The rising ill health epidemic is severely impacting the financial resilience of individuals in the UK, according to figures from the HL Savings & Resilience Barometer.
The data reveals that only 5% of those in poor health are considered to have ‘great’ levels of financial resilience, compared to 31% of people in good health.
Furthermore, only 34% of those in poor health have sufficient savings, compared to 65% of the overall population.
Sarah Coles, head of personal finance at Hargreaves Lansdown, said: “Those in poor health are around half as likely to have enough savings as those in good health, less than half as likely to be on track for a moderate pension income, quarter as likely to have enough cash left over at the end of the month, and a sixth as likely to be ranked as having great levels of financial resilience overall. So it’s particularly worrying that ill health is such a growing issue.”

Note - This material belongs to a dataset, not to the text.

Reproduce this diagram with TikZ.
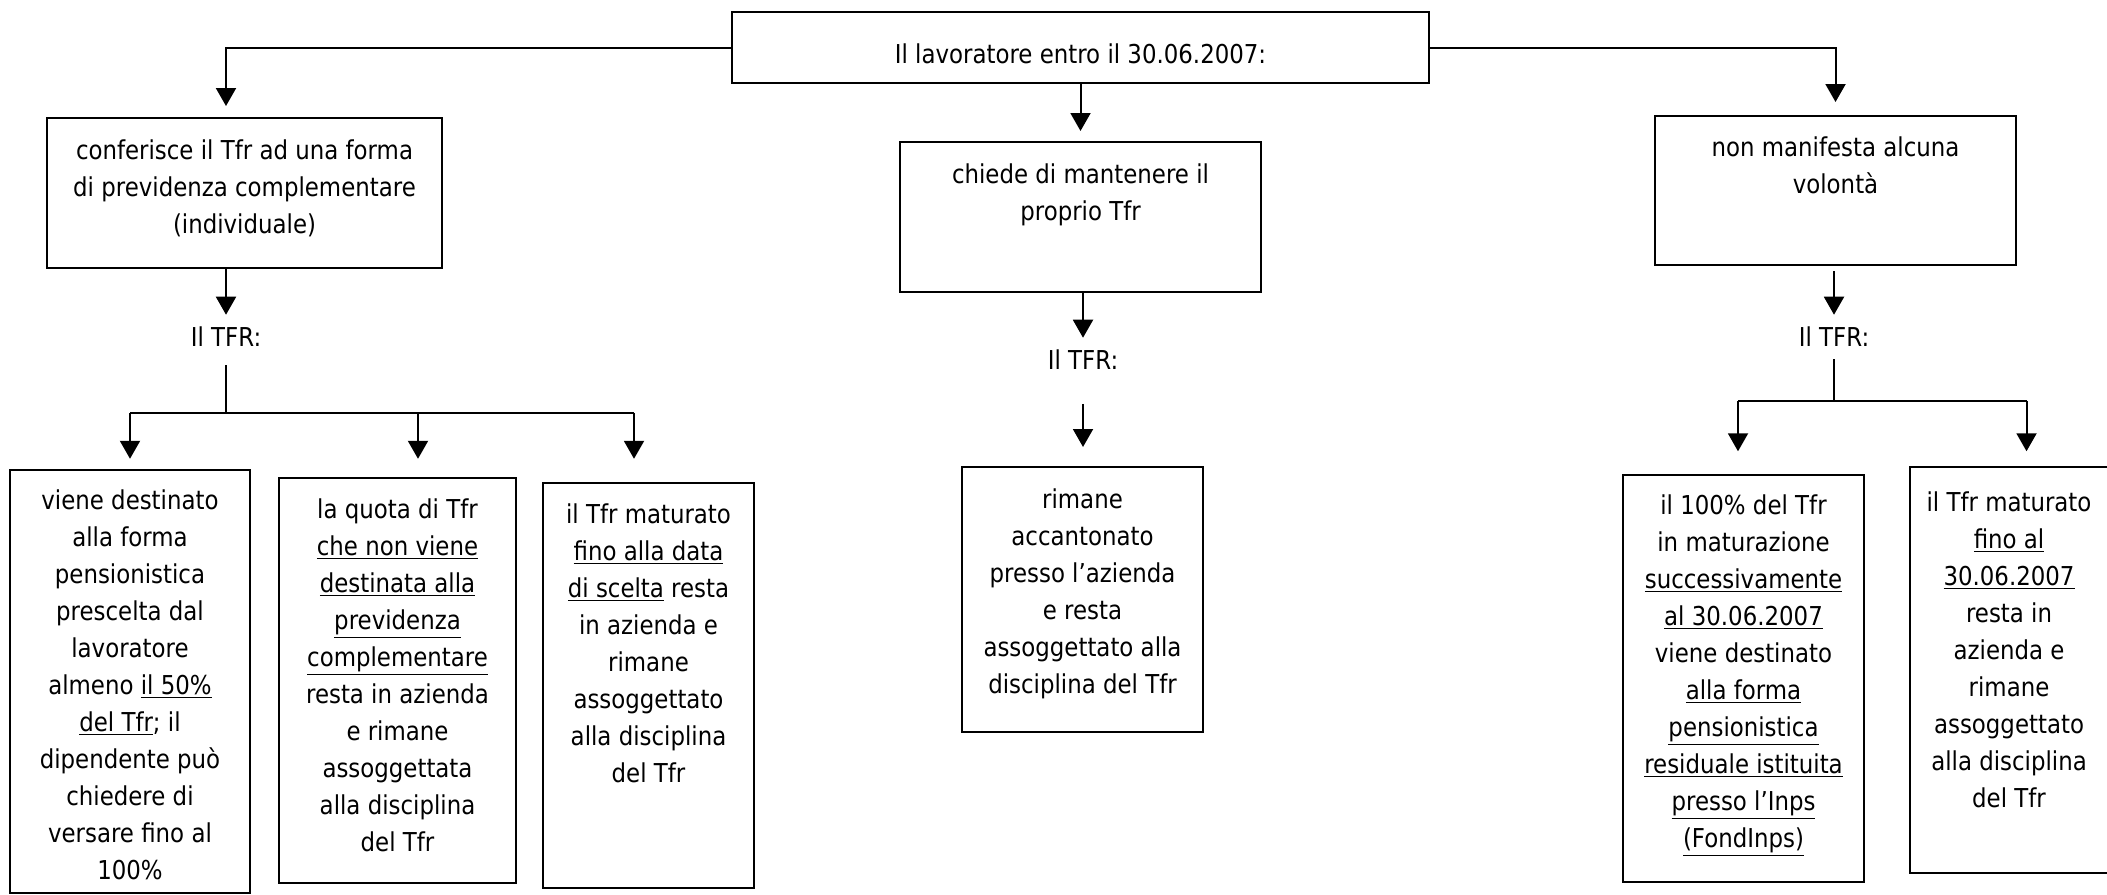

Long-term sickness is affecting all age groups and contributing to the problem is the difficulty in accessing care.
In January, 22% of people were waiting for a hospital appointment, test, or treatment through the NHS, and 31% said waiting for treatment had affected their work.
Helen Morrissey, head of retirement analysts, emphasises the importance of considering the possibility of deteriorating health and planning for the future, suggesting individuals review their emergency savings and pension contributions while they are in good health.
She said: “Long-term sickness doesn’t just affect our finances today, it also severely limits our opportunities to build for the future.
“Gaps in employment, or periods where we have to work part time, can mean people are struggling to manage day-to-day on a lower income, so it’s no wonder that their pension saving tends to suffer too.”